• [Required work]
Only the lines from the top of the listing below to the line that has "(8,0) rectangle (1370,1139);" should be echoed, with both ends kept and pictures left out.

• [Data excerpt]
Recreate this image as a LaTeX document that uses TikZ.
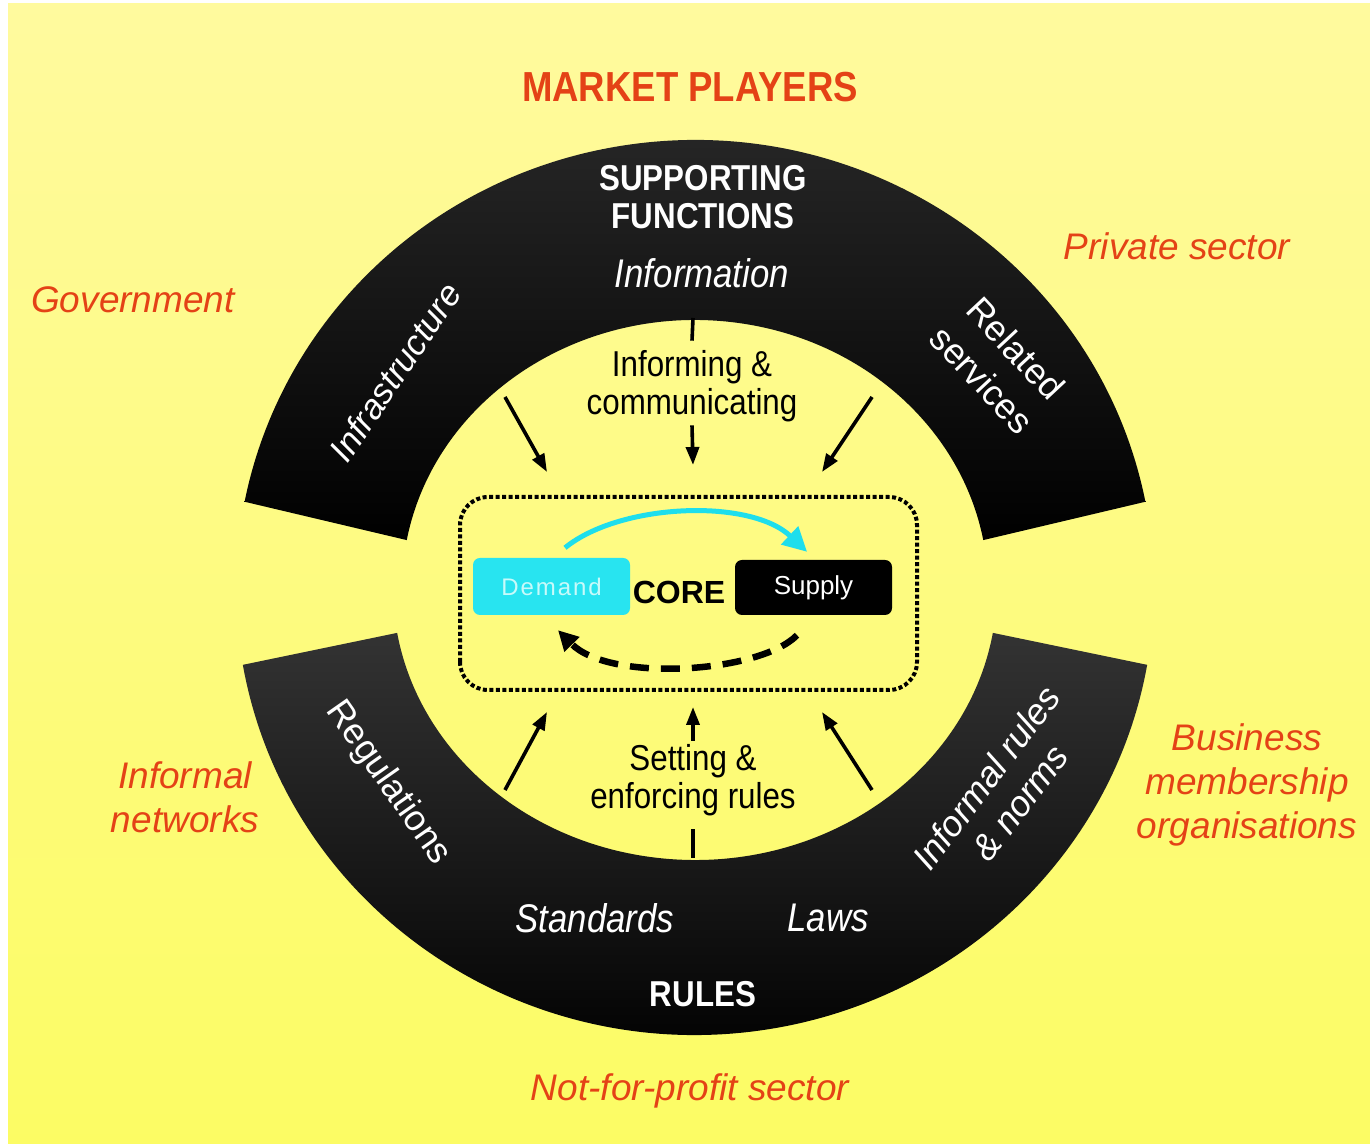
\documentclass[tikz,border=0pt]{standalone}
\usepackage{fontspec}
\setmainfont{Liberation Sans}
\newfontfamily\narrowfont[FakeStretch=0.87]{Liberation Sans}
\usetikzlibrary{arrows.meta}
\definecolor{bgtop}{RGB}{255,250,158}
\definecolor{bgbot}{RGB}{252,252,100}
\definecolor{playerred}{RGB}{228,66,22}
\definecolor{demandcyan}{RGB}{40,228,240}
\definecolor{demandtext}{RGB}{200,250,250}
\definecolor{flowcyan}{RGB}{30,222,236}

\begin{document}
\begin{tikzpicture}[x=1pt,y=1pt,
  player/.style={text=playerred, font=\fontsize{37}{44}\selectfont\itshape, align=center},
  bandtext/.style={text=white, align=center},
  flowtext/.style={text=black, font=\narrowfont\fontsize{36}{38}\selectfont, align=center},
  push/.style={line width=3.6pt, -{Triangle[length=18pt,width=13pt]}},
  corebox/.style={rounded corners=7pt, minimum width=157pt, inner sep=0pt},
]
\useasboundingbox (0,0) rectangle (1370,1143);
\fill[white] (0,0) rectangle (1370,1143);
\shade[top color=bgtop, bottom color=bgbot] (8,0) rectangle (1370,1139);

% the two black bands around the core
\begin{scope}[shift={(695,555)}]
  \shade[top color=black!84, bottom color=black]
    (11.1:459pt and 448pt) arc[start angle=11.1, end angle=168.9, x radius=459pt, y radius=448pt]
    -- (169.7:293pt and 268pt) arc[start angle=169.7, end angle=10.3, x radius=293pt, y radius=268pt]
    -- cycle;
  \shade[top color=black!80, bottom color=black]
    (189.9:459pt and 447pt) arc[start angle=189.9, end angle=350.1, x radius=459pt, y radius=447pt]
    -- (350.5:302pt and 272pt) arc[start angle=350.5, end angle=189.5, x radius=302pt, y radius=272pt]
    -- cycle;
\end{scope}

% title and market players
\node[text=playerred, font=\narrowfont\bfseries\fontsize{42}{44}\selectfont] (mp) at (690,1056) {MARKET PLAYERS};
\node[player] (gov) at (133,843) {Government};
\node[player] (priv) at (1177,897) {Private sector};
\node[player] (net) at (185,346) {Informal\\networks};
\node[player] (bmo) at (1247,358) {Business\\membership\\organisations};
\node[player] (nfp) at (690,52) {Not-for-profit sector};

% supporting functions band
\node[bandtext, font=\narrowfont\bfseries\fontsize{36}{38}\selectfont] (sf) at (703,946) {SUPPORTING\\FUNCTIONS};
\node[bandtext, font=\narrowfont\itshape\fontsize{40}{44}\selectfont] (info) at (702,870) {Information};
\node[bandtext, font=\itshape\fontsize{35}{42}\selectfont, rotate=56] (infra) at (395,771) {Infrastructure};
\node[bandtext, font=\fontsize{36}{46}\selectfont, rotate=-47] (rel) at (999,779) {Related\\services};

% rules band
\node[bandtext, font=\fontsize{36}{44}\selectfont, rotate=-55] (reg) at (388,360) {Regulations};
\node[bandtext, font=\itshape\fontsize{36}{42}\selectfont, rotate=53] (inf) at (1003,353) {Informal rules\\\& norms};
\node[bandtext, font=\narrowfont\itshape\fontsize{40}{44}\selectfont] (std) at (595,225) {Standards};
\node[bandtext, font=\narrowfont\itshape\fontsize{40}{44}\selectfont] (laws) at (828,225) {Laws};
\node[bandtext, font=\narrowfont\bfseries\fontsize{36}{38}\selectfont] (rules) at (703,149) {RULES};

% core
\draw[line width=4pt, dash pattern=on 4pt off 2.5pt, rounded corners=28pt] (460,453) rectangle (917,646);
\node[corebox, fill=demandcyan, minimum height=57pt, text=demandtext,
      font=\fontsize{24}{26}\selectfont\addfontfeatures{LetterSpace=8}] (dem) at (551.5,556.5) {Demand};
\node[font=\bfseries\fontsize{32}{34}\selectfont] (core) at (679,551) {CORE};
\node[corebox, fill=black, minimum height=55pt, text=white,
      font=\fontsize{26}{28}\selectfont] (sup) at (813.5,555.5) {Supply};
\draw[flowcyan, line width=5pt, -{Triangle[length=24pt,width=24pt]}]
  ([xshift=13.5pt,yshift=10pt]dem.north) .. controls (620,640) and (750,645) .. ([xshift=-6.5pt,yshift=8pt]sup.north);
\draw[line width=6.5pt, dash pattern=on 19pt off 12pt, -{Triangle[length=20pt,width=20pt]}]
  ([xshift=-16.5pt,yshift=-20pt]sup.south) .. controls (760,470) and (610,460) .. ([xshift=6.5pt,yshift=-15pt]dem.south);

% informing and communicating
\node[flowtext] (inform) at (692,757) {Informing \&\\communicating};
\coordinate (topin) at (693,825);
\coordinate (topout) at (693,678);
\draw[line width=3.6pt] (topin) -- ([yshift=6pt]inform.north);
\draw[push] (inform.south) -- (topout);
\coordinate (tl0) at (505,746);
\coordinate (tl1) at (547,671);
\coordinate (tr0) at (872,746);
\coordinate (tr1) at (822,671);
\draw[push] (tl0) -- (tl1);
\draw[push] (tr0) -- (tr1);

% setting and enforcing rules
\node[flowtext] (setting) at (693,363) {Setting \&\\enforcing rules};
\coordinate (botin) at (693,285);
\coordinate (botout) at (693,436);
\draw[line width=3.6pt] (botin) -- ([yshift=-10pt]setting.south);
\draw[push] (setting.north) -- (botout);
\coordinate (bl0) at (505,353);
\coordinate (bl1) at (547,431);
\coordinate (br0) at (872,353);
\coordinate (br1) at (822,431);
\draw[push] (bl0) -- (bl1);
\draw[push] (br0) -- (br1);
\end{tikzpicture}
\end{document}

• [Response to the task]
Recreate this image as a LaTeX document that uses TikZ.
\documentclass[tikz,border=0pt]{standalone}
\usepackage{fontspec}
\setmainfont{Liberation Sans}
\newfontfamily\narrowfont[FakeStretch=0.87]{Liberation Sans}
\usetikzlibrary{arrows.meta}
\definecolor{bgtop}{RGB}{255,250,158}
\definecolor{bgbot}{RGB}{252,252,100}
\definecolor{playerred}{RGB}{228,66,22}
\definecolor{demandcyan}{RGB}{40,228,240}
\definecolor{demandtext}{RGB}{200,250,250}
\definecolor{flowcyan}{RGB}{30,222,236}

\begin{document}
\begin{tikzpicture}[x=1pt,y=1pt,
  player/.style={text=playerred, font=\fontsize{37}{44}\selectfont\itshape, align=center},
  bandtext/.style={text=white, align=center},
  flowtext/.style={text=black, font=\narrowfont\fontsize{36}{38}\selectfont, align=center},
  push/.style={line width=3.6pt, -{Triangle[length=18pt,width=13pt]}},
  corebox/.style={rounded corners=7pt, minimum width=157pt, inner sep=0pt},
]
\useasboundingbox (0,0) rectangle (1370,1143);
\fill[white] (0,0) rectangle (1370,1143);
\shade[top color=bgtop, bottom color=bgbot] (8,0) rectangle (1370,1139);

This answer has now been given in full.